— BEGIN —

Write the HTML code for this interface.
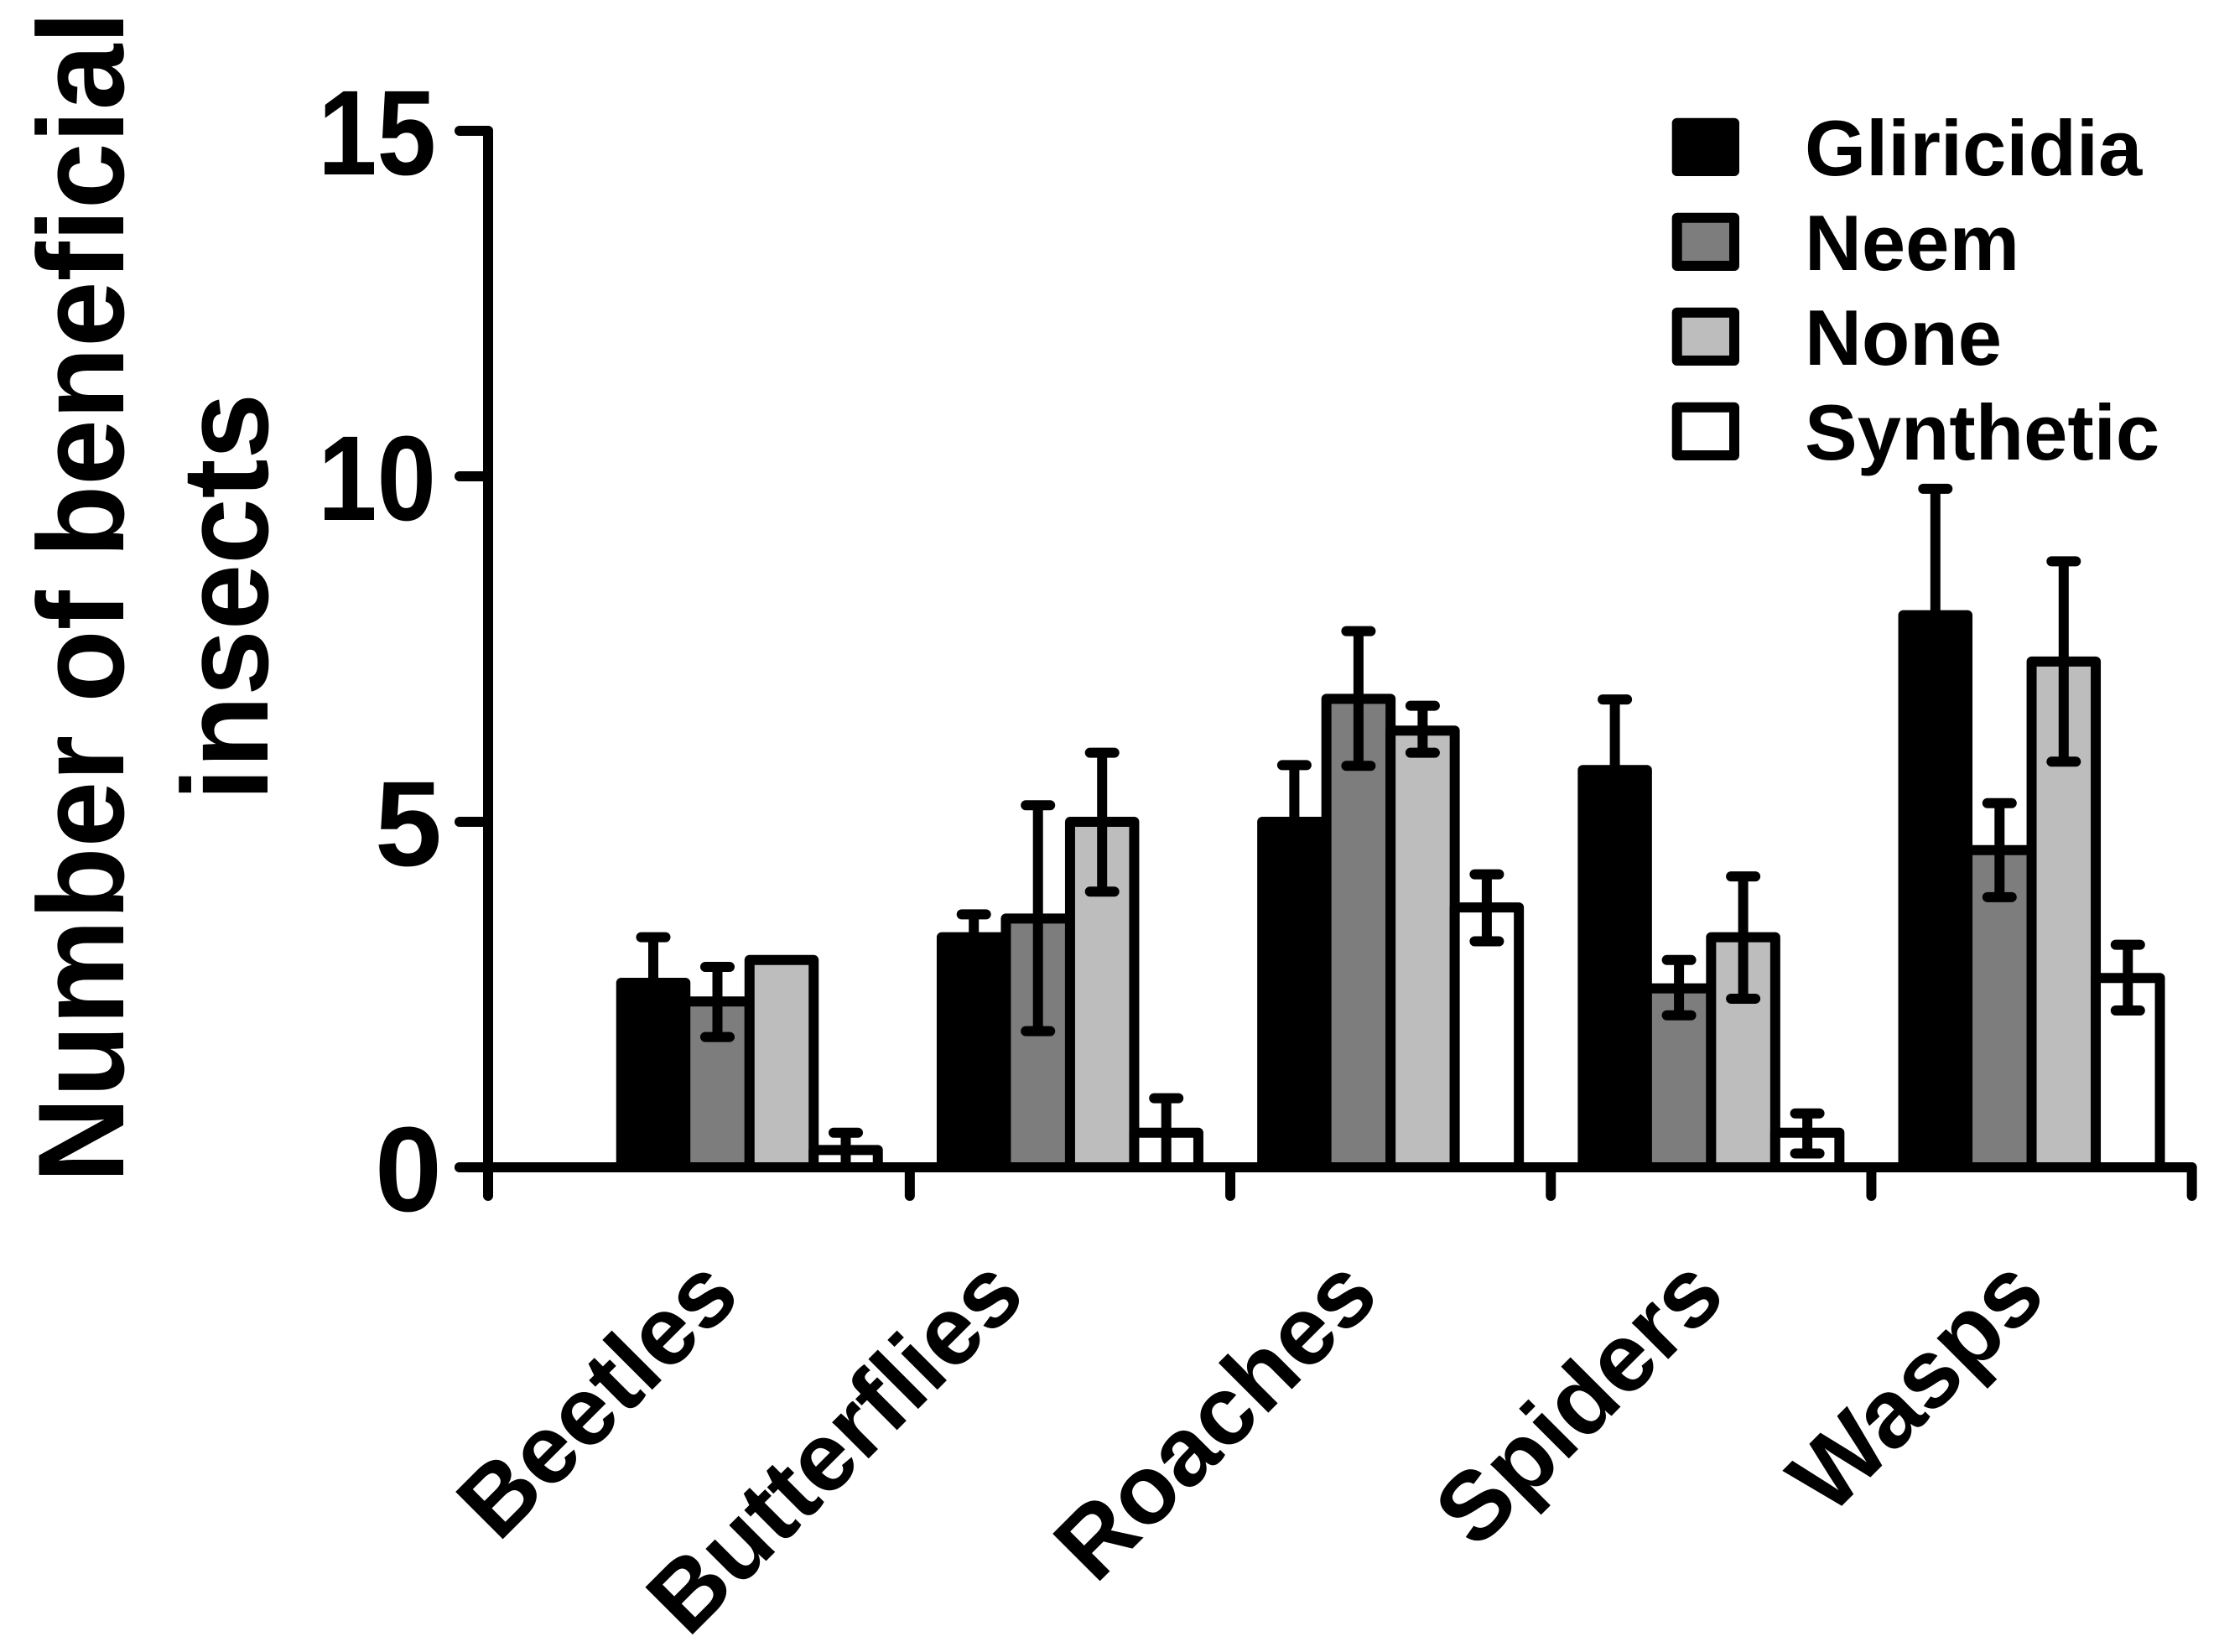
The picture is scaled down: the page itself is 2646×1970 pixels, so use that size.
<!DOCTYPE html>
<html lang="en">
<head>
<meta charset="utf-8">
<title>Number of beneficial insects</title>
<style>
html,body{margin:0;padding:0;background:#fff;width:2646px;height:1970px;overflow:hidden}
svg{display:block}
text{font-family:"Liberation Sans",Arial,sans-serif;font-weight:700;fill:#000;font-variant-ligatures:none}
</style>
</head>
<body>
<svg id="chart" xmlns="http://www.w3.org/2000/svg" width="2646" height="1970" viewBox="0 0 2646 1970">
  <rect x="0" y="0" width="2646" height="1970" fill="#fff"/>
  <g font-size="146">
    <text transform="translate(147 712) rotate(-90)" text-anchor="middle" textLength="1397" lengthAdjust="spacingAndGlyphs">Number of beneficial</text>
    <text transform="translate(319 712) rotate(-90)" text-anchor="middle" textLength="486" lengthAdjust="spacingAndGlyphs">insects</text>
  </g>
  <g id="bars"></g>
  <g id="errors"></g>
  <g id="axes"></g>
  <g id="legend"></g>
</svg>
<script>
const categories = ["Beetles", "Butterflies", "Roaches", "Spiders", "Wasps"];
const seriesNames = ["Gliricidia", "Neem", "None", "Synthetic"];
const seriesFills = ["#000000", "#7d7d7d", "#bdbdbd", "#ffffff"];

const gliricidiaValues = [2.67, 3.33, 5.0, 5.75, 7.99];
const gliricidiaHigh = [3.33, 3.66, 5.82, 6.77, 9.82];
const gliricidiaLow = [2.0, 3.0, 4.16, 4.73, 6.16];

const neemValues = [2.4, 3.6, 6.78, 2.59, 4.59];
const neemHigh = [2.9, 5.24, 7.76, 3.0, 5.27];
const neemLow = [1.885, 1.97, 5.81, 2.2, 3.91];

const noneValues = [3.0, 5.0, 6.32, 3.33, 7.32];
const noneHigh = [3.0, 6.0, 6.68, 4.21, 8.77];
const noneLow = [3.0, 3.99, 6.0, 2.44, 5.87];

const syntheticValues = [0.25, 0.5, 3.76, 0.5, 2.74];
const syntheticHigh = [0.5, 1.0, 4.24, 0.78, 3.22];
const syntheticLow = [0.0, 0.0, 3.27, 0.2, 2.27];

const yTicks = [0, 5, 10, 15];

const valueSeries = [gliricidiaValues, neemValues, noneValues, syntheticValues];
const highSeries = [gliricidiaHigh, neemHigh, noneHigh, syntheticHigh];
const lowSeries = [gliricidiaLow, neemLow, noneLow, syntheticLow];

const NS = "http://www.w3.org/2000/svg";
const STROKE = 12;
const Y_ZERO = 1392, Y_UNIT = 82.4;
const BAR_STEP = 76.5, GROUP_STEP = 382.2, FIRST_CENTER = 779;
const AXIS_X = 582, AXIS_RIGHT = 2613;

function yScale(v) { return Y_ZERO - v * Y_UNIT; }
function barCenter(groupIndex, seriesIndex) {
  return FIRST_CENTER + groupIndex * GROUP_STEP + seriesIndex * BAR_STEP;
}
function groupEdge(groupIndex) {
  return barCenter(groupIndex, 1.5) + GROUP_STEP / 2;
}
function slug(s) { return s.toLowerCase().replace(/\s+/g, "-"); }
function mk(parent, tag, attrs) {
  const el = document.createElementNS(NS, tag);
  for (const k in attrs) el.setAttribute(k, attrs[k]);
  parent.appendChild(el);
  return el;
}
const lineStyle = { stroke: "#000", "stroke-width": STROKE, "stroke-linecap": "round" };

const barsG = document.getElementById("bars");
const errG = document.getElementById("errors");
const axesG = document.getElementById("axes");

categories.forEach(function (cat, g) {
  seriesNames.forEach(function (ser, s) {
    const cx = barCenter(g, s);
    const top = yScale(valueSeries[s][g]);
    const bar = mk(barsG, "rect", {
      x: cx - BAR_STEP / 2, y: top, width: BAR_STEP, height: Y_ZERO - top,
      fill: seriesFills[s], stroke: "#000", "stroke-width": STROKE, "stroke-linejoin": "round"
    });
    
    

    const hi = yScale(highSeries[s][g]);
    const lo = yScale(lowSeries[s][g]);
    if (hi !== lo) {
      const group = mk(errG, "g", lineStyle);
      
      
      mk(group, "line", { x1: cx, x2: cx, y1: hi, y2: lo, "stroke-linecap": "butt" });
      mk(group, "line", { x1: cx - 14.5, x2: cx + 14.5, y1: hi, y2: hi });
      mk(group, "line", { x1: cx - 14.5, x2: cx + 14.5, y1: lo, y2: lo });
    }
  });
});

const yAxis = mk(axesG, "line", Object.assign({ x1: AXIS_X, x2: AXIS_X, y1: yScale(15), y2: Y_ZERO + 34 }, lineStyle));



const xAxis = mk(axesG, "line", Object.assign({ x1: AXIS_X - 34, x2: AXIS_RIGHT, y1: Y_ZERO, y2: Y_ZERO }, lineStyle));



yTicks.forEach(function (t) {
  const y = yScale(t);
  const tick = mk(axesG, "line", Object.assign({ x1: AXIS_X - 34, x2: AXIS_X, y1: y, y2: y }, lineStyle));
  
  
  const twoDigit = String(t).length > 1;
  const label = mk(axesG, "text", {
    transform: twoDigit
      ? "translate(520 " + (y + 52) + ") scale(0.88 1)"
      : "translate(527 " + (y + 52) + ")",
    "text-anchor": "end", "font-size": 144
  });
  label.textContent = String(t);
  
  
});

const labelEndX = [886, 1226, 1648, 2061, 2443];
categories.forEach(function (cat, g) {
  const x = groupEdge(g);
  const tick = mk(axesG, "line", Object.assign({ x1: x, x2: x, y1: Y_ZERO, y2: Y_ZERO + 34 }, lineStyle));
  
  
  const label = mk(axesG, "text", {
    transform: "translate(" + labelEndX[g] + " 1549) rotate(-45)",
    "text-anchor": "end", "font-size": 116
  });
  label.textContent = cat;
  
  
});

const legendG = document.getElementById("legend");
seriesNames.forEach(function (ser, s) {
  const top = 141 + s * 113;
  const entry = mk(legendG, "g", {});
  
  
  const swatch = mk(entry, "rect", {
    x: 1999.7, y: top + 5.7, width: 68.3, height: 57.3,
    fill: seriesFills[s], stroke: "#000", "stroke-width": STROKE, "stroke-linejoin": "round"
  });
  
  
  const label = mk(entry, "text", { x: 2152, y: top + 68, "font-size": 94 });
  label.textContent = ser;
  
  
});
</script>
</body>
</html>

— END —

* _Task goal_:
Write out again only the lines from the line containing "The picture is" through the line containing "neemLow, noneLow, syntheticLow];", both included, exactly as they are.

* _Expected output_:
The picture is scaled down: the page itself is 2646×1970 pixels, so use that size.
<!DOCTYPE html>
<html lang="en">
<head>
<meta charset="utf-8">
<title>Number of beneficial insects</title>
<style>
html,body{margin:0;padding:0;background:#fff;width:2646px;height:1970px;overflow:hidden}
svg{display:block}
text{font-family:"Liberation Sans",Arial,sans-serif;font-weight:700;fill:#000;font-variant-ligatures:none}
</style>
</head>
<body>
<svg id="chart" xmlns="http://www.w3.org/2000/svg" width="2646" height="1970" viewBox="0 0 2646 1970">
  <rect x="0" y="0" width="2646" height="1970" fill="#fff"/>
  <g font-size="146">
    <text transform="translate(147 712) rotate(-90)" text-anchor="middle" textLength="1397" lengthAdjust="spacingAndGlyphs">Number of beneficial</text>
    <text transform="translate(319 712) rotate(-90)" text-anchor="middle" textLength="486" lengthAdjust="spacingAndGlyphs">insects</text>
  </g>
  <g id="bars"></g>
  <g id="errors"></g>
  <g id="axes"></g>
  <g id="legend"></g>
</svg>
<script>
const categories = ["Beetles", "Butterflies", "Roaches", "Spiders", "Wasps"];
const seriesNames = ["Gliricidia", "Neem", "None", "Synthetic"];
const seriesFills = ["#000000", "#7d7d7d", "#bdbdbd", "#ffffff"];

const gliricidiaValues = [2.67, 3.33, 5.0, 5.75, 7.99];
const gliricidiaHigh = [3.33, 3.66, 5.82, 6.77, 9.82];
const gliricidiaLow = [2.0, 3.0, 4.16, 4.73, 6.16];

const neemValues = [2.4, 3.6, 6.78, 2.59, 4.59];
const neemHigh = [2.9, 5.24, 7.76, 3.0, 5.27];
const neemLow = [1.885, 1.97, 5.81, 2.2, 3.91];

const noneValues = [3.0, 5.0, 6.32, 3.33, 7.32];
const noneHigh = [3.0, 6.0, 6.68, 4.21, 8.77];
const noneLow = [3.0, 3.99, 6.0, 2.44, 5.87];

const syntheticValues = [0.25, 0.5, 3.76, 0.5, 2.74];
const syntheticHigh = [0.5, 1.0, 4.24, 0.78, 3.22];
const syntheticLow = [0.0, 0.0, 3.27, 0.2, 2.27];

const yTicks = [0, 5, 10, 15];

const valueSeries = [gliricidiaValues, neemValues, noneValues, syntheticValues];
const highSeries = [gliricidiaHigh, neemHigh, noneHigh, syntheticHigh];
const lowSeries = [gliricidiaLow, neemLow, noneLow, syntheticLow];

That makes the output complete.